By Lead Creation Date Breakdown

Typically, with your “over time” measurement of worked leads, you’ll group the leads by the date leads were worked. But if you are trying to answer about changes in your marketing efforts, you’ll want to group the leads based on when they were created. Maybe you changed your marketing strategy, mixing in more paid vs. organic leads. Looking at worked leads, grouped by the creation date of those leads, will help you answer that question.

By Lead Source Breakdown

One of the best ways for your sales team to prioritize leads is by their source. Inbound leads should be your team’s first priority, always. They came to you seeking more information. Sometimes they want a product demo, other times they just wanted more information in an eBook.
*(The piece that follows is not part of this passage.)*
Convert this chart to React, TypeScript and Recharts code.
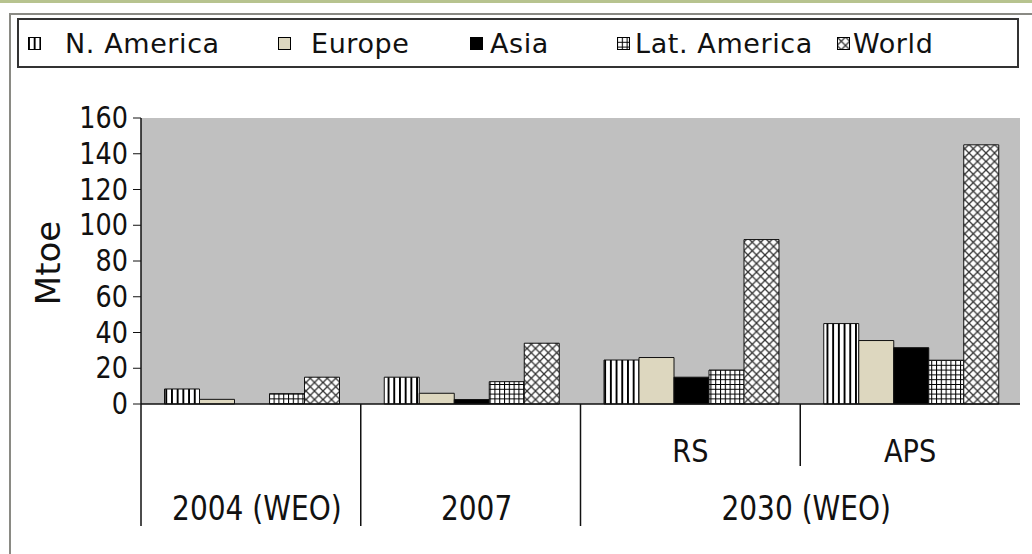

Clearly these two leads are at different stages – one is ready to buy, the other is not. Look to ensure that you are working your high-priority lead sources first, over your lower priority leads.

Art? Science?

Returning to the article, “The Science of Building a Scalable Sales Team”, it talks about “scalable, predictive revenue growth.”  At the core of this philosophy is testing and exploring. The author says, “We meddle constantly. We are forever poking at the numbers, prodding the data to tell us more: What’s working, why it’s working, and how we can do better to build a better company.”

Sales will not be perfect the first time or every month, but improving sales team requires understanding the numbers driving the growth. Improvement comes from consistent execution on the sales floor in combination with exploration of the numbers: finding an aberration and digging deeper with more analysis to get a stronger explanation. And once you have that explanation, putting a solution into place rapidly.